Daniel Sarfaty
Editorialista de Gestión
Este año ha sido clave para volver a poner sobre la mesa el proceso de descentralización que se emprendió en el país en el 2002. A lo largo del 2014, 19 de los 25 presidentes regionales fueron objeto de investigaciones fiscales o estuvieron involucrados en procesos judiciales por más de 150 casos de corrupción diferentes. Cuatro de ellos terminaron detenidos por la justicia. Es particularmente ilustrativo el caso de César Álvarez en Áncash, quien habría montado una red criminal para manejar los recursos del departamento a su antojo por un lado mientras, por el otro, se encargaba de acallar a cualquier opositor que le saliera al frente.

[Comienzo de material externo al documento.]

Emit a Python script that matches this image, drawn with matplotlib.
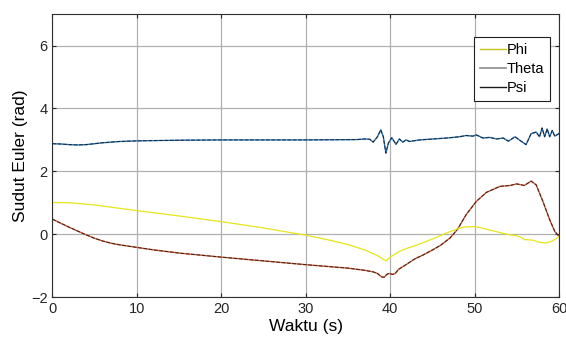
import numpy as np
import matplotlib.pyplot as plt
from matplotlib.lines import Line2D

plt.rcParams['font.family'] = ['Liberation Sans', 'DejaVu Sans']

# Phi (kuning)
t_phi = [0, 2, 3, 5, 10, 15, 20, 25, 28, 30, 33, 35, 37, 38.5, 39.5, 40, 40.5, 41.1, 42, 43,
         44.3, 45.5, 46.7, 47.9, 48.8, 50, 50.5, 51.4, 52.6, 53.5, 54.2, 55, 55.5, 55.9, 56.9,
         57.7, 58.5, 59.2, 59.6, 60]
phi = [1.01, 1.0, 0.98, 0.93, 0.75, 0.58, 0.4, 0.2, 0.06, -0.03, -0.2, -0.33, -0.5, -0.68, -0.85,
       -0.73, -0.65, -0.55, -0.45, -0.36, -0.23, -0.1, 0.04, 0.16, 0.23, 0.24, 0.22, 0.16, 0.08,
       0.02, -0.02, -0.05, -0.1, -0.17, -0.19, -0.26, -0.28, -0.22, -0.15, -0.07]

# garis atas (~3 rad)
t_top = [0, 1, 2, 3, 4, 5, 6, 8, 10, 15, 20, 30, 36, 37, 37.6, 38.0, 38.5, 38.9, 39.2, 39.5,
         39.8, 40.2, 40.7, 41.1, 41.5, 41.9, 42.3, 43.5, 45.1, 46.7, 48.2, 49, 49.8, 50.2, 51,
         51.8, 52.6, 53.4, 54, 54.8, 55.4, 56.1, 56.7, 57.3, 57.7, 58, 58.3, 58.6, 58.9, 59.2,
         59.5, 60]
top = [2.88, 2.87, 2.85, 2.84, 2.85, 2.88, 2.91, 2.95, 2.97, 2.99, 3.0, 3.0, 3.01, 3.03, 3.02,
       2.93, 3.1, 3.32, 3.1, 2.58, 2.9, 3.07, 2.86, 3.03, 2.93, 3.0, 2.95, 3.0, 3.03, 3.06, 3.1,
       3.14, 3.12, 3.16, 3.06, 3.08, 3.03, 3.06, 2.96, 3.1, 2.98, 2.85, 3.2, 3.25, 3.1, 3.38, 3.1,
       3.35, 3.1, 3.3, 3.12, 3.2]

# garis bawah
t_bot = [0, 1, 2, 3, 4, 5, 6, 7, 8, 10, 12, 15, 20, 25, 30, 35, 37, 38, 38.5, 39, 39.3, 39.6,
         39.9, 40.3, 40.6, 41, 42, 42.9, 44, 45.1, 46, 47.1, 48, 49, 50.2, 51.4, 53, 54.2, 55,
         55.9, 56.7, 57.3, 58.1, 58.9, 59.5, 60]
bot = [0.48, 0.35, 0.22, 0.1, -0.02, -0.13, -0.22, -0.29, -0.34, -0.42, -0.5, -0.6, -0.73,
       -0.85, -0.97, -1.08, -1.15, -1.2, -1.25, -1.36, -1.37, -1.28, -1.25, -1.28, -1.25, -1.12,
       -0.95, -0.79, -0.65, -0.49, -0.35, -0.12, 0.16, 0.62, 1.04, 1.33, 1.52, 1.55, 1.6, 1.55,
       1.69, 1.57, 1.04, 0.46, 0.09, -0.07]

fig = plt.figure(figsize=(5.66, 3.47), dpi=100)
ax = fig.add_axes([0.0924, 0.144, 0.8952, 0.815])

ax.plot(t_top, top, color='#2f7fc0', lw=1.0)
ax.plot(t_top, top, color='#1b2535', lw=0.7, dashes=(4, 1.5))
ax.plot(t_bot, bot, color='#d9603a', lw=1.0)
ax.plot(t_bot, bot, color='#3a2218', lw=0.7, dashes=(4, 1.5))
ax.plot(t_phi, phi, color='#e6e619', lw=0.9)

ax.set_xlim(0, 60)
ax.set_ylim(-2, 7)
ax.set_xticks([0, 10, 20, 30, 40, 50, 60])
ax.set_yticks([-2, 0, 2, 4, 6])
ax.grid(True, color='#b0b0b0', lw=0.9)
ax.set_axisbelow(True)
ax.tick_params(direction='in', length=3, labelsize=10.5, top=True, right=True, colors='#262626')
for s in ax.spines.values():
    s.set_color('#303030')
    s.set_linewidth(0.8)

ax.set_xlabel('Waktu (s)', fontsize=12.5, labelpad=2)
ax.set_ylabel('Sudut Euler (rad)', fontsize=12.5, labelpad=2)

handles = [Line2D([], [], color='#c4c41c', lw=1),
           Line2D([], [], color='#8c8c8c', lw=1.2),
           Line2D([], [], color='#1a1a1a', lw=1)]
leg = ax.legend(handles, ['Phi', 'Theta', 'Psi'], loc='upper right', bbox_to_anchor=(0.982, 0.918),
                fontsize=10.5, fancybox=False, framealpha=1, edgecolor='#202020',
                handlelength=1.8, handletextpad=0.05, borderpad=0.4, labelspacing=0.35,
                borderaxespad=0)
leg.get_frame().set_linewidth(0.8)

fig.savefig('out.png', dpi=100)
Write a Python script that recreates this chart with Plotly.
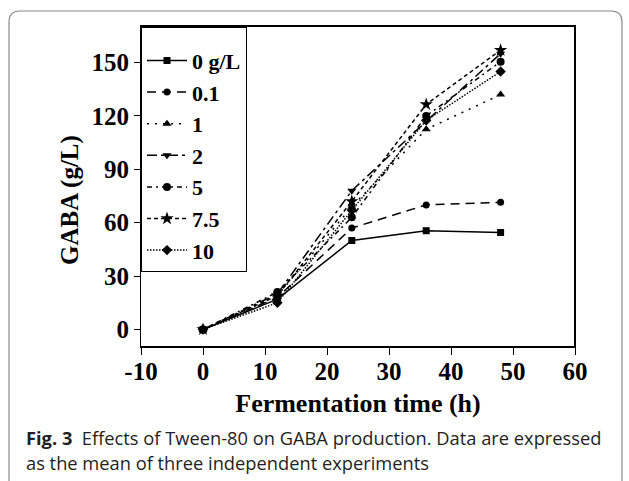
import plotly.graph_objects as go

# ---- data ----
time_h = [0, 12, 24, 36, 48]
series_names = ["0 g/L", "0.1", "1", "2", "5", "7.5", "10"]
gaba_0 = [0, 17, 50, 55.5, 54.5]
gaba_0_1 = [0, 18, 57, 70, 71.5]
gaba_1 = [0, 19, 69, 112.5, 132]
gaba_2 = [0, 20, 78, 117, 155]
gaba_5 = [0, 21, 63, 120, 150.5]
gaba_7_5 = [0, 19, 72, 126.5, 157]
gaba_10 = [0, 15, 67, 117.5, 145]
series_values = [gaba_0, gaba_0_1, gaba_1, gaba_2, gaba_5, gaba_7_5, gaba_10]
x_ticks = [-10, 0, 10, 20, 30, 40, 50, 60]
y_ticks = [0, 30, 60, 90, 120, 150]

# ---- styles ----
dashes = ["solid", "9px,6px", "2px,6px", "10px,4px,3px,4px", "5px,4px,2px,4px", "4px,3px", "1.5px,1.5px"]
symbols = ["square", "circle", "triangle-up", "triangle-down", "circle", "star", "diamond"]
msizes = [7, 7, 8, 8, 8, 10, 8]

W, H = 629, 481
ML, MR, MT, MB = 141, 54, 27, 135
PW, PH = W - ML - MR, H - MT - MB

def px(x):
    return (x - ML) / PW

def py(y):
    return (H - MB - y) / PH

serif = "Liberation Serif, Times New Roman, serif"
sans = "Open Sans, Noto Sans, sans-serif"

fig = go.Figure()
for name, vals, d, s, ms in zip(series_names, series_values, dashes, symbols, msizes):
    fig.add_trace(go.Scatter(
        x=time_h, y=vals, name=name, mode="lines+markers",
        line=dict(color="black", width=1.5, dash=d),
        marker=dict(symbol=s, size=ms, color="black"),
    ))

# rounded card outline
l, t, r, b, rad = 9, 11, 622, 500, 11
card = (f"M {px(l)},{py(b)} L {px(l)},{py(t + rad)} "
        f"Q {px(l)},{py(t)} {px(l + rad)},{py(t)} "
        f"L {px(r - rad)},{py(t)} Q {px(r)},{py(t)} {px(r)},{py(t + rad)} "
        f"L {px(r)},{py(b)}")
shapes = [
    dict(type="path", xref="paper", yref="paper", path=card,
         line=dict(color="#8a8a8a", width=1.2), layer="below"),
    dict(type="line", xref="paper", yref="paper", x0=1, x1=1, y0=0, y1=1,
         line=dict(color="black", width=2)),
]

fig.update_layout(
    width=W, height=H,
    margin=dict(l=ML, r=MR, t=MT, b=MB),
    paper_bgcolor="white", plot_bgcolor="white",
    font=dict(family=serif, color="black"),
    showlegend=True,
    legend=dict(
        x=0, y=1, xanchor="left", yanchor="top",
        bgcolor="white", bordercolor="black", borderwidth=1,
        font=dict(family=serif, size=22, color="black", weight="bold"),
        title=dict(text=" ", font=dict(size=9)),
        tracegroupgap=0,
        itemwidth=40,
    ),
    xaxis=dict(
        range=[-10, 60], tickvals=x_ticks, ticktext=[str(v) for v in x_ticks],
        showgrid=False, zeroline=False,
        showline=True, linecolor="black", linewidth=2, mirror=True,
        ticks="outside", ticklen=7, tickcolor="black", tickwidth=1,
        ticklabelstandoff=-5,
        tickfont=dict(family=serif, size=25, weight="bold"),
        title=dict(text="Fermentation time (h)", standoff=10,
                   font=dict(family=serif, size=26, weight="bold")),
    ),
    yaxis=dict(
        range=[-9.3, 170], tickvals=y_ticks, ticktext=[str(v) for v in y_ticks],
        showgrid=False, zeroline=False,
        showline=True, linecolor="black", linewidth=1, mirror=True,
        ticks="outside", ticklen=6, tickcolor="black", tickwidth=1,
        tickfont=dict(family=serif, size=25, weight="bold"),
    ),
    shapes=shapes,
    annotations=[
        dict(xref="paper", yref="paper", x=px(70), y=py(200), xanchor="center", yanchor="middle",
             text="<b>GABA (g/L)</b>", textangle=-90, showarrow=False,
             font=dict(family=serif, size=25, color="black")),
        dict(xref="paper", yref="paper", x=px(24), y=py(437), xanchor="left", yanchor="middle",
             text="<b>Fig. 3</b>  Effects of Tween-80 on GABA production. Data are expressed",
             showarrow=False, font=dict(family=sans, size=18.3, color="#231f20")),
        dict(xref="paper", yref="paper", x=px(24), y=py(462), xanchor="left", yanchor="middle",
             text="as the mean of three independent experiments",
             showarrow=False, font=dict(family=sans, size=18.3, color="#231f20")),
    ],
)

fig.write_html("out.html", config={"displayModeBar": False},
               post_script="document.body.style.margin='0';document.body.style.overflow='hidden';")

Todo, además, con la aparente colaboración de diferentes instituciones del Estado como el Congreso y el Ministerio Público.
Obviamente, no se trata de regresar al esquema anterior. Nadie pone en duda la necesidad que tenía el país de desconcentrar el uso de recursos públicos de la capital y de tratar de promover otros focos de desarrollo; así como la obligación de integrar a la nación (después de todo, gran parte de los espacios que ocupó el terrorismo durante las últimas décadas del siglo XX fueron vacíos que había dejado el Estado). Sin embargo, tampoco quedan dudas sobre la improvisación con la que se llevó a cabo todo el proceso.
En primer lugar, se transfirieron competencias administrativas del Gobierno nacional a los gobiernos regionales sin ningún tipo de capacitación o preparación para las nuevas autoridades. Y, aun así, ni la naturaleza experimental del proceso ni la falta de experiencia de las inexpertas autoridades fueron suficientes para generar algún tipo de preocupación en el Gobierno. No solo que los gobiernos regionales –que manejan en conjunto más de S/. 20,000 millones- no tienen que rendir cuentas ante el Congreso sino que las entidades fiscalizadoras no parecen particularmente alertas ante esta evidente falta de control. Por lo menos no hasta que la prensa haya encontrado algo.
Los escándalos de corrupción que se destaparon este año, además, terminaron por paralizar –ya sea por miedo fundado o infundado- varios otros proyectos de inversión a lo largo y ancho del país. El resultado: al mes de octubre, la inversión pública de los gobiernos regionales ha caído en 9% respecto al año anterior. Justo cuando más se la necesitaba y cuando el Gobierno estaba más decidido a implementar una política fiscal contracíclica.
Si hay algo que se ha comprobado durante este año es que debemos partir por ajustar los controles a los gobiernos regionales.
Otro aspecto prioritario, no obstante, es mejorar la calidad del gasto. Al revisar las columnas de los presidentes de las cámaras de comercio de los distintos departamentos, regiones y ciudades, encontrarán un reclamo insistente y, a mi parecer, crucial: la insuficiencia de caminos o rutas de acceso. Ya sea una colapsada Carretera Central o los problemas de inaccesibilidad en la Selva, la conectividad es uno de los factores más importantes para el desarrollo económico e integral de un país. Como argumentó Richard Webb en su libro “Conexión y despegue rural”, la elaboración de caminos no solo sirve para llevar servicios públicos básicos y necesarios, como salud y educación, a todos los rincones del país sino también para abrir nuevos mercados para el comercio. Webb encontró que las oportunidades creadas por los nuevos mercados destaparon una efervescencia emprendedora que terminó por aumentar la productividad, los ingresos y el valor de los terrenos en zonas previamente aisladas o de difícil acceso.
Una vez más, debemos entender que en el Perú hay un potencial enorme de desarrollo que está siendo desaprovechado, una olla a punto de ebullición que está esperando ser descubierta. Lo único que hace falta es tender los caminos necesarios para integrarnos. No solo internamente sino también con el resto del mundo.